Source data
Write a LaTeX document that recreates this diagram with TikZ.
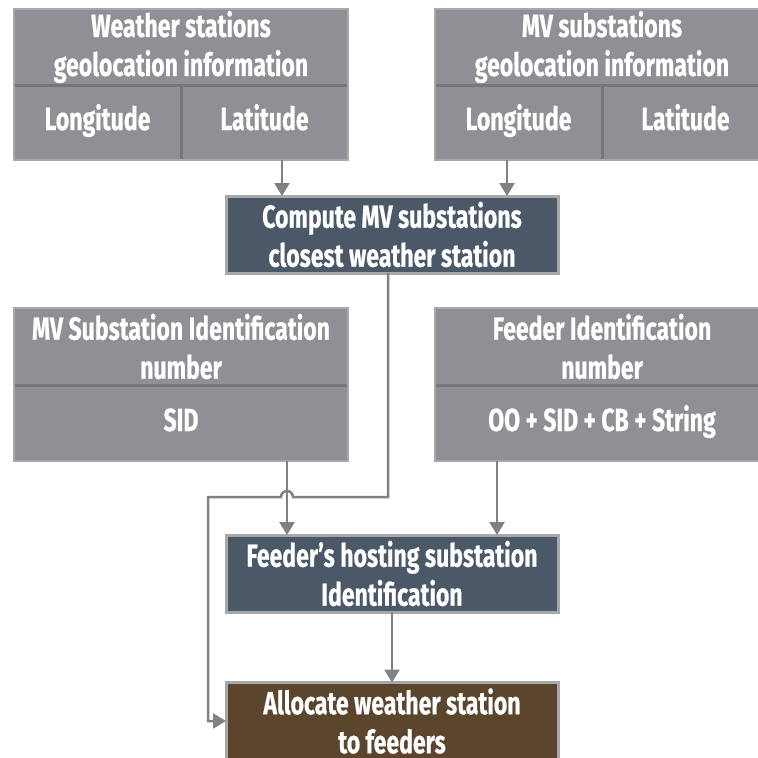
\documentclass[tikz,border=0pt]{standalone}
\usepackage{fontspec}
\usetikzlibrary{arrows.meta}
\newfontfamily\lblfont[FakeStretch=0.72,FakeBold=0.6]{Fira Sans}
\definecolor{cellgrey}{RGB}{143,144,149}
\definecolor{rimgrey}{RGB}{168,168,170}
\definecolor{divgrey}{RGB}{118,119,124}
\definecolor{linegrey}{RGB}{128,129,134}
\definecolor{slate}{RGB}{74,88,104}
\definecolor{umber}{RGB}{91,70,45}
\tikzset{
  x=1pt, y=-1pt,
  lbl/.style={text=white, font=\lblfont\bfseries\fontsize{32}{39}\selectfont,
    align=center, inner sep=0pt, outer sep=0pt},
  oneline/.style={text height=22pt, text depth=6pt},
  cell/.style={lbl, fill=cellgrey, minimum width=#1, minimum height=76pt},
  cell/.default=334pt,
  stepbox/.style={lbl, fill=#1, draw=rimgrey, line width=3pt,
    minimum width=332pt, minimum height=77pt},
  divider/.style={draw=divgrey, line width=3pt},
  rim/.style={draw=rimgrey, line width=2.5pt},
  arr/.style={draw=linegrey, line width=2.5pt,
    -{Triangle[width=15pt,length=13pt]}},
}
\begin{document}
\begin{tikzpicture}
\useasboundingbox (0,0) rectangle (758,758);
\clip (0,0) rectangle (758,758);

% weather stations geolocation table
\node[cell] (wsT) at (181,47) {Weather stations\\geolocation information};
\node[cell=167pt,oneline] (wsLon) at (97.5,122) {Longitude};
\node[cell=167pt,oneline] (wsLat) at (264.5,122) {Latitude};
\draw[divider] (wsT.south west) -- (wsT.south east);
\draw[divider] (wsLon.north east) -- (wsLon.south east);
\draw[rim] (wsT.north west) rectangle (wsLat.south east);

% MV substations geolocation table
\node[cell] (mvT) at (602,47) {MV substations\\geolocation information};
\node[cell=167pt,oneline] (mvLon) at (518.5,122) {Longitude};
\node[cell=167pt,oneline] (mvLat) at (685.5,122) {Latitude};
\draw[divider] (mvT.south west) -- (mvT.south east);
\draw[divider] (mvLon.north east) -- (mvLon.south east);
\draw[rim] (mvT.north west) rectangle (mvLat.south east);

% closest weather station step
\node[stepbox=slate] (comp) at (392,234.5) {Compute MV substations\\closest weather station};

% substation identification table
\node[cell,minimum height=77pt] (sidT) at (181,346.5) {MV Substation Identification\\number};
\node[cell,oneline] (sid) at (181,423) {SID};
\draw[divider] (sidT.south west) -- (sidT.south east);
\draw[rim] (sidT.north west) rectangle (sid.south east);

% feeder identification table
\node[cell,minimum height=77pt] (fidT) at (602,346.5) {Feeder Identification\\number};
\node[cell,oneline] (fid) at (602,423) {OO + SID + CB + String};
\draw[divider] (fidT.south west) -- (fidT.south east);
\draw[rim] (fidT.north west) rectangle (fid.south east);

% processing steps
\node[stepbox=slate] (host) at (392,573.5) {Feeder’s hosting substation\\Identification};
\node[stepbox=umber] (alloc) at (392,721) {Allocate weather station\\to feeders};

% connector columns
\coordinate (xa) at (282,0);
\coordinate (xb) at (507,0);
\coordinate (xc) at (388,0);
\coordinate (xd) at (287,0);
\coordinate (xe) at (497,0);
\coordinate (bend) at (388,497);
\coordinate (hopR) at (293,497);
\coordinate (side) at (208,497);

\draw[arr] (wsLat.south -| xa) -- (comp.north -| xa);
\draw[arr] (mvLon.south -| xb) -- (comp.north -| xb);
\draw[arr] (sid.south -| xd) -- (host.north -| xd);
\draw[arr] (fid.south -| xe) -- (host.north -| xe);
\draw[arr] (host.south) -- (alloc.north);
\draw[arr] (comp.south -| xc) -- (bend) -- (hopR)
  arc[start angle=0, end angle=180, radius=6pt] -- (side) |- (alloc.west);
\end{tikzpicture}
\end{document}
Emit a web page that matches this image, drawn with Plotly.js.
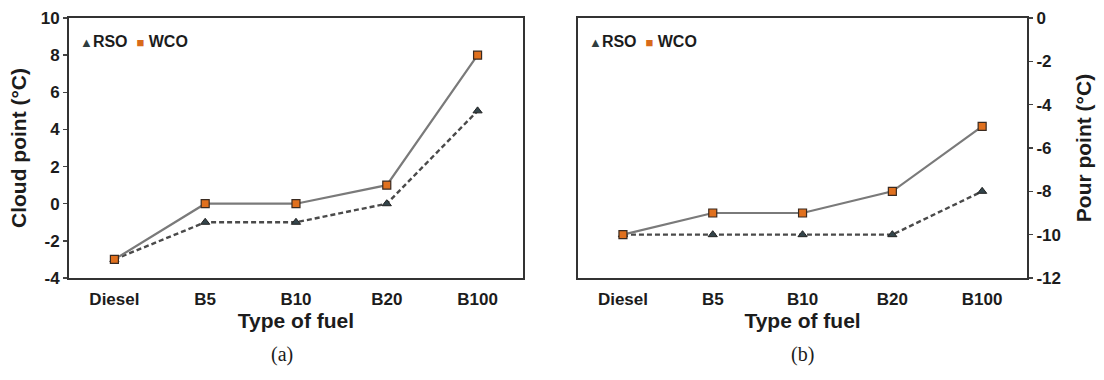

- [GOAL]
Quote every record above exactly, omitting any pictures they contain.

- [SOLVED PROBLEM]
Write a LaTeX document that recreates this diagram with TikZ.
\documentclass[tikz,border=0pt]{standalone}
\usepackage{fontspec}
\usetikzlibrary{arrows.meta}
\newfontfamily\lblfont[FakeStretch=0.72,FakeBold=0.6]{Fira Sans}
\definecolor{cellgrey}{RGB}{143,144,149}
\definecolor{rimgrey}{RGB}{168,168,170}
\definecolor{divgrey}{RGB}{118,119,124}
\definecolor{linegrey}{RGB}{128,129,134}
\definecolor{slate}{RGB}{74,88,104}
\definecolor{umber}{RGB}{91,70,45}
\tikzset{
  x=1pt, y=-1pt,
  lbl/.style={text=white, font=\lblfont\bfseries\fontsize{32}{39}\selectfont,
    align=center, inner sep=0pt, outer sep=0pt},
  oneline/.style={text height=22pt, text depth=6pt},
  cell/.style={lbl, fill=cellgrey, minimum width=#1, minimum height=76pt},
  cell/.default=334pt,
  stepbox/.style={lbl, fill=#1, draw=rimgrey, line width=3pt,
    minimum width=332pt, minimum height=77pt},
  divider/.style={draw=divgrey, line width=3pt},
  rim/.style={draw=rimgrey, line width=2.5pt},
  arr/.style={draw=linegrey, line width=2.5pt,
    -{Triangle[width=15pt,length=13pt]}},
}
\begin{document}
\begin{tikzpicture}
\useasboundingbox (0,0) rectangle (758,758);
\clip (0,0) rectangle (758,758);

% weather stations geolocation table
\node[cell] (wsT) at (181,47) {Weather stations\\geolocation information};
\node[cell=167pt,oneline] (wsLon) at (97.5,122) {Longitude};
\node[cell=167pt,oneline] (wsLat) at (264.5,122) {Latitude};
\draw[divider] (wsT.south west) -- (wsT.south east);
\draw[divider] (wsLon.north east) -- (wsLon.south east);
\draw[rim] (wsT.north west) rectangle (wsLat.south east);

% MV substations geolocation table
\node[cell] (mvT) at (602,47) {MV substations\\geolocation information};
\node[cell=167pt,oneline] (mvLon) at (518.5,122) {Longitude};
\node[cell=167pt,oneline] (mvLat) at (685.5,122) {Latitude};
\draw[divider] (mvT.south west) -- (mvT.south east);
\draw[divider] (mvLon.north east) -- (mvLon.south east);
\draw[rim] (mvT.north west) rectangle (mvLat.south east);

% closest weather station step
\node[stepbox=slate] (comp) at (392,234.5) {Compute MV substations\\closest weather station};

% substation identification table
\node[cell,minimum height=77pt] (sidT) at (181,346.5) {MV Substation Identification\\number};
\node[cell,oneline] (sid) at (181,423) {SID};
\draw[divider] (sidT.south west) -- (sidT.south east);
\draw[rim] (sidT.north west) rectangle (sid.south east);

% feeder identification table
\node[cell,minimum height=77pt] (fidT) at (602,346.5) {Feeder Identification\\number};
\node[cell,oneline] (fid) at (602,423) {OO + SID + CB + String};
\draw[divider] (fidT.south west) -- (fidT.south east);
\draw[rim] (fidT.north west) rectangle (fid.south east);

% processing steps
\node[stepbox=slate] (host) at (392,573.5) {Feeder’s hosting substation\\Identification};
\node[stepbox=umber] (alloc) at (392,721) {Allocate weather station\\to feeders};

% connector columns
\coordinate (xa) at (282,0);
\coordinate (xb) at (507,0);
\coordinate (xc) at (388,0);
\coordinate (xd) at (287,0);
\coordinate (xe) at (497,0);
\coordinate (bend) at (388,497);
\coordinate (hopR) at (293,497);
\coordinate (side) at (208,497);

\draw[arr] (wsLat.south -| xa) -- (comp.north -| xa);
\draw[arr] (mvLon.south -| xb) -- (comp.north -| xb);
\draw[arr] (sid.south -| xd) -- (host.north -| xd);
\draw[arr] (fid.south -| xe) -- (host.north -| xe);
\draw[arr] (host.south) -- (alloc.north);
\draw[arr] (comp.south -| xc) -- (bend) -- (hopR)
  arc[start angle=0, end angle=180, radius=6pt] -- (side) |- (alloc.west);
\end{tikzpicture}
\end{document}
Emit a web page that matches this image, drawn with Plotly.js.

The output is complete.